Anthony Manousos is a retired college professor, Quaker peace activist, and author living in Pasadena, Calif. He serves on the board of directors for several organizations, including Friends Committee on National Legislation and Interfaith Communities United for Justice and Peace. He and his wife, Jill Shook, founded a housing justice nonprofit called Making Housing and Community Happen. He blogs at laquaker.blogspot.com.

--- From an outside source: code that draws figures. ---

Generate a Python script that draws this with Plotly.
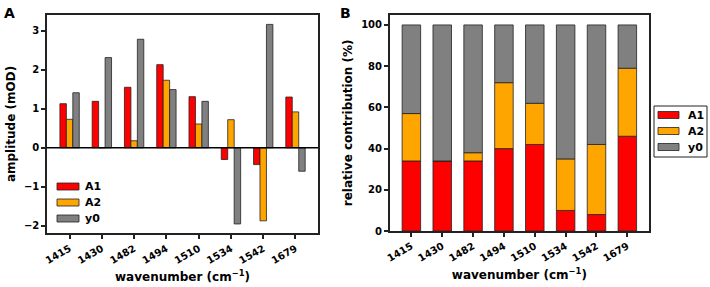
import plotly.graph_objects as go

wavenumbers = ["1415", "1430", "1482", "1494", "1510", "1534", "1542", "1679"]
amp_A1 = [1.13, 1.19, 1.55, 2.13, 1.31, -0.30, -0.43, 1.30]
amp_A2 = [0.73, 0.0, 0.18, 1.73, 0.61, 0.72, -1.87, 0.92]
amp_y0 = [1.41, 2.31, 2.78, 1.49, 1.19, -1.95, 3.16, -0.60]
rel_A1 = [34, 34, 34, 40, 42, 10, 8, 46]
rel_A2 = [23, 0, 4, 32, 20, 25, 34, 33]
rel_y0 = [43, 66, 62, 28, 38, 65, 58, 21]
series = ["A1", "A2", "y0"]
colors = ["#ff0000", "#ffa500", "#808080"]

FONT = "DejaVu Sans"
W, H = 710, 287
fig = go.Figure()
for name, vals, col in zip(series, [amp_A1, amp_A2, amp_y0], colors):
    fig.add_trace(go.Bar(x=wavenumbers, y=vals, name=name, marker_color=col,
                         marker_line=dict(color="#222", width=0.8),
                         xaxis="x", yaxis="y", offsetgroup=name, showlegend=False))

base_A2 = rel_A1
base_y0 = [a + b for a, b in zip(rel_A1, rel_A2)]
for name, vals, base, col in zip(series, [rel_A1, rel_A2, rel_y0], [None, base_A2, base_y0], colors):
    fig.add_trace(go.Bar(x=wavenumbers, y=vals, base=base, name=name, marker_color=col,
                         marker_line=dict(color="#222", width=0.8), width=0.6,
                         xaxis="x2", yaxis="y2", offsetgroup="stack", showlegend=False))

tickfont = dict(family=FONT, size=10, color="black", weight="bold")
titlefont = dict(family=FONT, size=12, color="black", weight="bold")
legfont = dict(family=FONT, size=11, color="black", weight="bold")
axcommon = dict(showline=True, linecolor="#222", linewidth=1.5, mirror=True,
                ticks="outside", ticklen=4, tickwidth=1.5, tickcolor="#222",
                tickfont=tickfont, showgrid=False, zeroline=False, automargin=False)

shapes = []
annotations = [
    dict(text="A", x=0.003, y=0.99, xref="paper", yref="paper", xanchor="left", yanchor="top",
         showarrow=False, font=dict(family=FONT, size=14, color="black", weight="bold")),
    dict(text="B", x=0.476, y=0.99, xref="paper", yref="paper", xanchor="left", yanchor="top",
         showarrow=False, font=dict(family=FONT, size=14, color="black", weight="bold")),
]

def px(x):
    return x / W

def py(y):
    return 1 - y / H

def add_legend(x0, x1, ycenters, tx, box=None):
    if box is not None:
        bx0, by0, bx1, by1 = box
        shapes.append(dict(type="rect", xref="paper", yref="paper", x0=px(bx0), x1=px(bx1),
                           y0=py(by1), y1=py(by0), line=dict(color="#222", width=1),
                           fillcolor="white", layer="above"))
    for name, col, yc in zip(series, colors, ycenters):
        shapes.append(dict(type="rect", xref="paper", yref="paper", x0=px(x0), x1=px(x1),
                           y0=py(yc + 3.5), y1=py(yc - 3.5), fillcolor=col,
                           line=dict(color="#222", width=0.8), layer="above"))
        annotations.append(dict(text=name, x=px(tx), y=py(yc), xref="paper", yref="paper",
                                xanchor="left", yanchor="middle", showarrow=False, font=legfont))

add_legend(57, 79, [186.5, 202.5, 218.5], 83)
add_legend(658, 679, [115, 131, 147], 686, box=(654, 106, 707, 157))

fig.update_layout(
    width=W, height=H, margin=dict(l=0, r=0, t=0, b=0, autoexpand=False),
    plot_bgcolor="white", paper_bgcolor="white",
    barmode="group", bargap=0.4, bargroupgap=0, showlegend=False,
    xaxis=dict(domain=[0.0662, 0.448], anchor="y", tickangle=-30, range=[-0.7, 7.7],
               title=dict(text="wavenumber (cm<sup>−1</sup>)", font=titlefont, standoff=8), **axcommon),
    yaxis=dict(domain=[0.187, 0.949], anchor="x", range=[-2.19, 3.41], tickvals=[-2, -1, 0, 1, 2, 3],
               ticktext=["−2", "−1", "0", "1", "2", "3"],
               title=dict(text="amplitude (mOD)", font=titlefont, standoff=6), **axcommon),
    xaxis2=dict(domain=[0.549, 0.914], anchor="y2", tickangle=-30, range=[-0.7, 7.7],
                title=dict(text="wavenumber (cm<sup>−1</sup>)", font=titlefont, standoff=8), **axcommon),
    yaxis2=dict(domain=[0.195, 0.949], anchor="x2", range=[0, 105], tickvals=[0, 20, 40, 60, 80, 100],
                title=dict(text="relative contribution (%)", font=titlefont, standoff=6), **axcommon),
    shapes=shapes,
    annotations=annotations,
)
# zero line on left panel
fig.add_shape(type="line", xref="x domain", yref="y", x0=0, x1=1, y0=0, y1=0,
              line=dict(color="black", width=1.5))
fig.write_html("out.html", config={"displayModeBar": False},
               post_script="document.body.style.margin='0';document.body.style.overflow='hidden';")
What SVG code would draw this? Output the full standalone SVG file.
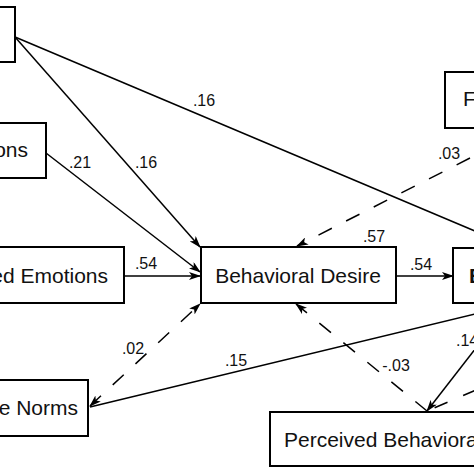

3 thoughts on “Escaping Oppenheimer’s Shadow

  1. As a former protester (with an almost fanatic zeal) against the war in Vietnam from the earliest days, I get incensed when I hear all the praise of the Vietnam veterans and sometimes derogatory attacks on the protesters. Young people were desperate to get the young men out of the killing fields of Vietnam. We all had friends or family members who were there, most drafted, and in the end, as the article states collectively we did get them home. I knew pacifists who went to prison and heard of many who went to Canada, all for moral reasons. They should be the ones honored today. No one knows how many violent attacks there were on peace protesters in the early days when the war began, mainly on the young men who carried peace signs and burned their draft cards. (I was at UNC in Chapel Hill). We were ridiculed in the press. This history should be known. People who refused to fight should be honored as the truest heroes. Thanks for a powerful article that brings these memories back.
    Katherine van Wormer

    1. Perhaps we should not blame either the veterans or the protestors, but put responsibility on the politicians sponsored by elitist financiers to make selfish decisions, and carefully dividing we the people to distract us from war profiteering.